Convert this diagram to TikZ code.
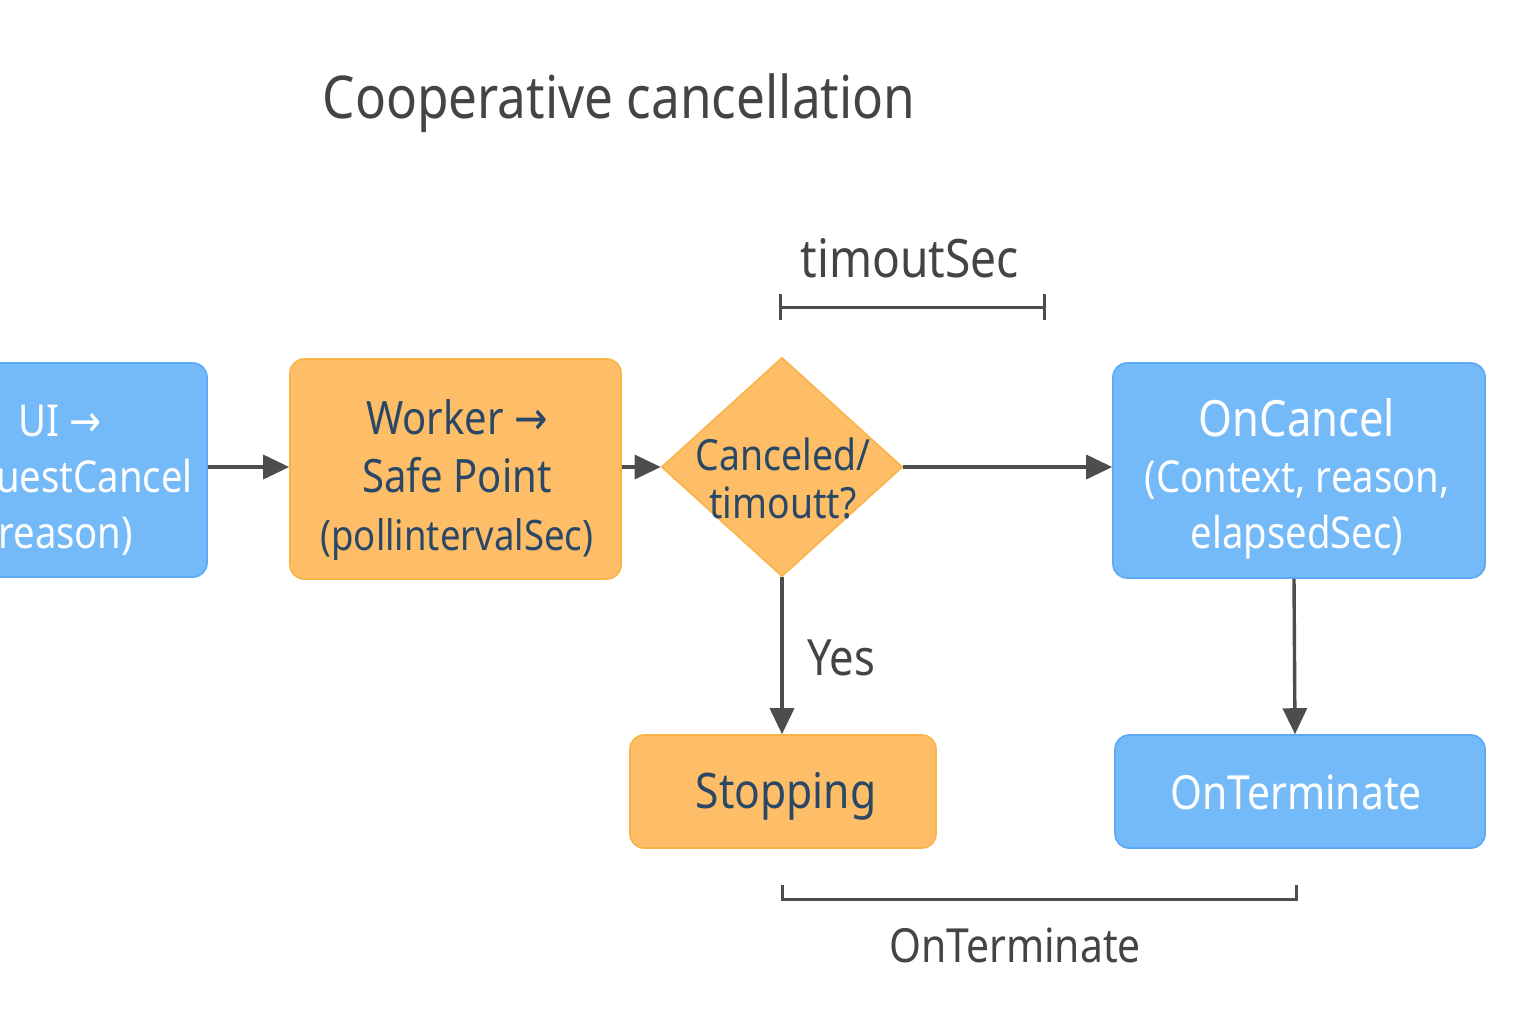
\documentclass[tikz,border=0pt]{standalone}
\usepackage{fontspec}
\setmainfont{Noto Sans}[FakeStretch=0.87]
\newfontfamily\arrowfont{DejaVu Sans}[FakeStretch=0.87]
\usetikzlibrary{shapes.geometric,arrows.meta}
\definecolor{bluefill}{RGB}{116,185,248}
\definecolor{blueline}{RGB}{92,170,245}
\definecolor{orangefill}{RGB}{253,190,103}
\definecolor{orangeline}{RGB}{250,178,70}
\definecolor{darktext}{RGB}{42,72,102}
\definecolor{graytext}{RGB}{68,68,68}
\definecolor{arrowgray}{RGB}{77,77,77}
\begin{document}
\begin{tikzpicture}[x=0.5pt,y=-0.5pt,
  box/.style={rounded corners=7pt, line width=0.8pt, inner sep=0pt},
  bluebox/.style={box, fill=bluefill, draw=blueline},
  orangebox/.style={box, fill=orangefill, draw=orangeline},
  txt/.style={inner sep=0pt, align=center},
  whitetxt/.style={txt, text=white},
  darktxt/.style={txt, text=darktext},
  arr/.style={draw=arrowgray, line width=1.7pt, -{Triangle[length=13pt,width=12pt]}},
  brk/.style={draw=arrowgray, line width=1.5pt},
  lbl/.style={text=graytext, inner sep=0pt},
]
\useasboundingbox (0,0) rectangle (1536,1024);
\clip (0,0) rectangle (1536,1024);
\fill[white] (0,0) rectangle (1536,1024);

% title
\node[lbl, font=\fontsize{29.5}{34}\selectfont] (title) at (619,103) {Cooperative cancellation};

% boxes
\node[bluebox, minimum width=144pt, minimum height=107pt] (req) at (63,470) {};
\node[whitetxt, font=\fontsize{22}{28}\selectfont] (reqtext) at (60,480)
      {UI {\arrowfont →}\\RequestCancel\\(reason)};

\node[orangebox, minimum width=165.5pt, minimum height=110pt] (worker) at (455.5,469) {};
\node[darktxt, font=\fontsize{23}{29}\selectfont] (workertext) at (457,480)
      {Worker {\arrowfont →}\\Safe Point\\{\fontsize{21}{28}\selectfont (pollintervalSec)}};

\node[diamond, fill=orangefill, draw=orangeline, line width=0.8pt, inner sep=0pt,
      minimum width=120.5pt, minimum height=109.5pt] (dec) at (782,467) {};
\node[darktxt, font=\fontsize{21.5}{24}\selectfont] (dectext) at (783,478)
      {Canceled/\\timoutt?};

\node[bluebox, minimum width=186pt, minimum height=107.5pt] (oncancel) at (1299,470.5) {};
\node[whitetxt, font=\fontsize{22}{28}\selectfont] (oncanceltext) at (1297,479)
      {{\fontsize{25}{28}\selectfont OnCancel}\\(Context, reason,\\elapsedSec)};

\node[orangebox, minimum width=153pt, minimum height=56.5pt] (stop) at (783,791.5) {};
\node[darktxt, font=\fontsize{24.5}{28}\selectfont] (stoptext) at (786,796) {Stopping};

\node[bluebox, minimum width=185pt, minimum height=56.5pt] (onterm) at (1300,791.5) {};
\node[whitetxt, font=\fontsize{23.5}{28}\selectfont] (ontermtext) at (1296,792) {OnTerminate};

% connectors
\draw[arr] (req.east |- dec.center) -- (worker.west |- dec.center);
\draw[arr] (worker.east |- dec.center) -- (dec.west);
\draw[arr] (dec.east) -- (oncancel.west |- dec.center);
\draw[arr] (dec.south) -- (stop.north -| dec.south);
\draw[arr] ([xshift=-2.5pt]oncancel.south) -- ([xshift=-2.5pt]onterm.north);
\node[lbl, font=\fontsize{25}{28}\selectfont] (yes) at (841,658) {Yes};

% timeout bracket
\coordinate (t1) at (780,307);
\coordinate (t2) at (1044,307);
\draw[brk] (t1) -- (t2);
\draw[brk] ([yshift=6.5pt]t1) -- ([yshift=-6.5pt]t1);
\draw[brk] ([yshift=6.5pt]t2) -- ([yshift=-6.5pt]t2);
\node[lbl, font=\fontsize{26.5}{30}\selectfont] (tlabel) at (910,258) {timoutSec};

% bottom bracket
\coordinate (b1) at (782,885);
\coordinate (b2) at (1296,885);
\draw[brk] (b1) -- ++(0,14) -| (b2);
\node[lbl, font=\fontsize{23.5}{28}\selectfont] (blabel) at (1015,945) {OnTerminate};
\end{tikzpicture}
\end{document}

- - -

EXERCISE OBJECTIVE -
The material above must be printed exactly, with its pictures left out.

COMPLETE ANSWER -
Convert this diagram to TikZ code.
\documentclass[tikz,border=0pt]{standalone}
\usepackage{fontspec}
\setmainfont{Noto Sans}[FakeStretch=0.87]
\newfontfamily\arrowfont{DejaVu Sans}[FakeStretch=0.87]
\usetikzlibrary{shapes.geometric,arrows.meta}
\definecolor{bluefill}{RGB}{116,185,248}
\definecolor{blueline}{RGB}{92,170,245}
\definecolor{orangefill}{RGB}{253,190,103}
\definecolor{orangeline}{RGB}{250,178,70}
\definecolor{darktext}{RGB}{42,72,102}
\definecolor{graytext}{RGB}{68,68,68}
\definecolor{arrowgray}{RGB}{77,77,77}
\begin{document}
\begin{tikzpicture}[x=0.5pt,y=-0.5pt,
  box/.style={rounded corners=7pt, line width=0.8pt, inner sep=0pt},
  bluebox/.style={box, fill=bluefill, draw=blueline},
  orangebox/.style={box, fill=orangefill, draw=orangeline},
  txt/.style={inner sep=0pt, align=center},
  whitetxt/.style={txt, text=white},
  darktxt/.style={txt, text=darktext},
  arr/.style={draw=arrowgray, line width=1.7pt, -{Triangle[length=13pt,width=12pt]}},
  brk/.style={draw=arrowgray, line width=1.5pt},
  lbl/.style={text=graytext, inner sep=0pt},
]
\useasboundingbox (0,0) rectangle (1536,1024);
\clip (0,0) rectangle (1536,1024);
\fill[white] (0,0) rectangle (1536,1024);

% title
\node[lbl, font=\fontsize{29.5}{34}\selectfont] (title) at (619,103) {Cooperative cancellation};

% boxes
\node[bluebox, minimum width=144pt, minimum height=107pt] (req) at (63,470) {};
\node[whitetxt, font=\fontsize{22}{28}\selectfont] (reqtext) at (60,480)
      {UI {\arrowfont →}\\RequestCancel\\(reason)};

\node[orangebox, minimum width=165.5pt, minimum height=110pt] (worker) at (455.5,469) {};
\node[darktxt, font=\fontsize{23}{29}\selectfont] (workertext) at (457,480)
      {Worker {\arrowfont →}\\Safe Point\\{\fontsize{21}{28}\selectfont (pollintervalSec)}};

\node[diamond, fill=orangefill, draw=orangeline, line width=0.8pt, inner sep=0pt,
      minimum width=120.5pt, minimum height=109.5pt] (dec) at (782,467) {};
\node[darktxt, font=\fontsize{21.5}{24}\selectfont] (dectext) at (783,478)
      {Canceled/\\timoutt?};

\node[bluebox, minimum width=186pt, minimum height=107.5pt] (oncancel) at (1299,470.5) {};
\node[whitetxt, font=\fontsize{22}{28}\selectfont] (oncanceltext) at (1297,479)
      {{\fontsize{25}{28}\selectfont OnCancel}\\(Context, reason,\\elapsedSec)};

\node[orangebox, minimum width=153pt, minimum height=56.5pt] (stop) at (783,791.5) {};
\node[darktxt, font=\fontsize{24.5}{28}\selectfont] (stoptext) at (786,796) {Stopping};

\node[bluebox, minimum width=185pt, minimum height=56.5pt] (onterm) at (1300,791.5) {};
\node[whitetxt, font=\fontsize{23.5}{28}\selectfont] (ontermtext) at (1296,792) {OnTerminate};

% connectors
\draw[arr] (req.east |- dec.center) -- (worker.west |- dec.center);
\draw[arr] (worker.east |- dec.center) -- (dec.west);
\draw[arr] (dec.east) -- (oncancel.west |- dec.center);
\draw[arr] (dec.south) -- (stop.north -| dec.south);
\draw[arr] ([xshift=-2.5pt]oncancel.south) -- ([xshift=-2.5pt]onterm.north);
\node[lbl, font=\fontsize{25}{28}\selectfont] (yes) at (841,658) {Yes};

% timeout bracket
\coordinate (t1) at (780,307);
\coordinate (t2) at (1044,307);
\draw[brk] (t1) -- (t2);
\draw[brk] ([yshift=6.5pt]t1) -- ([yshift=-6.5pt]t1);
\draw[brk] ([yshift=6.5pt]t2) -- ([yshift=-6.5pt]t2);
\node[lbl, font=\fontsize{26.5}{30}\selectfont] (tlabel) at (910,258) {timoutSec};

% bottom bracket
\coordinate (b1) at (782,885);
\coordinate (b2) at (1296,885);
\draw[brk] (b1) -- ++(0,14) -| (b2);
\node[lbl, font=\fontsize{23.5}{28}\selectfont] (blabel) at (1015,945) {OnTerminate};
\end{tikzpicture}
\end{document}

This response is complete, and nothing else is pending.